Mit Erstaunen sieht man diese Aushöhlung des harten Felsens, gegen die, als Werk von Menschenhand, die bewunderten Tempelaushöhlungen Indiens als klein erscheinen. Es mißt dieser Krater über eine halbe Stunde im Umfang und feine Tiefe wechselt zwischen 250 bis 300 Fuß. Schachten und Stollen, die man vom Boden aus in verschiedenen Richtungen zur Verfolgung einzelner Adern getrieben, sind jetzt, wegen vertheuerten Handlohns und verminderten Gehaltes der Erze, größtentheils ersäuft und verlassen: der Bau in horizontaler Richtung wird jedoch eifrig fortbetrieben und beschäftigt immer einige hundert Hände.
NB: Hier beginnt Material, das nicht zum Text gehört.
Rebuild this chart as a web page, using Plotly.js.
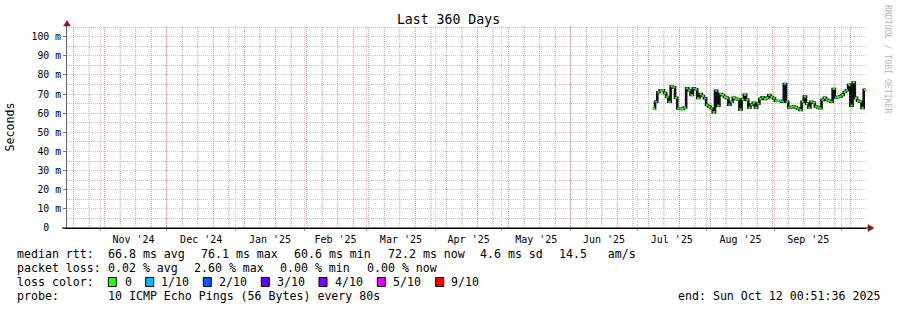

Einige auf dem Plateau des Gebirges entspringende Quellen sind in die Grube geleitet und sie bilden vereinigt einen kleinen Bach, dessen starkes Gefälle mehrere Triebwerke zum Verkleinern der Erze, Heben der Grubenwasser etc. treibt, und deren Gebäude auf der Sohle bes Schachtes stehen. Wenige Reisende dürfen es wagen auf den schmalen Felsentreppen, die an den senkrechten [71] Wänden kleben, hinab zu steigen in die schauerliche Tiefe, in der die Arbeiter, von oben gesehen, klein wie Ameisen erscheinen. Unglücksfälle sind nicht selten, und erst vor Kurzem ereignete sich der Fall, daß ein junger Mann, schwindelich geworden, stürzte, und noch zwei seiner Begleiter, die ihn halten wollten, mit sich hinab in den schreckenvollen Tod zog.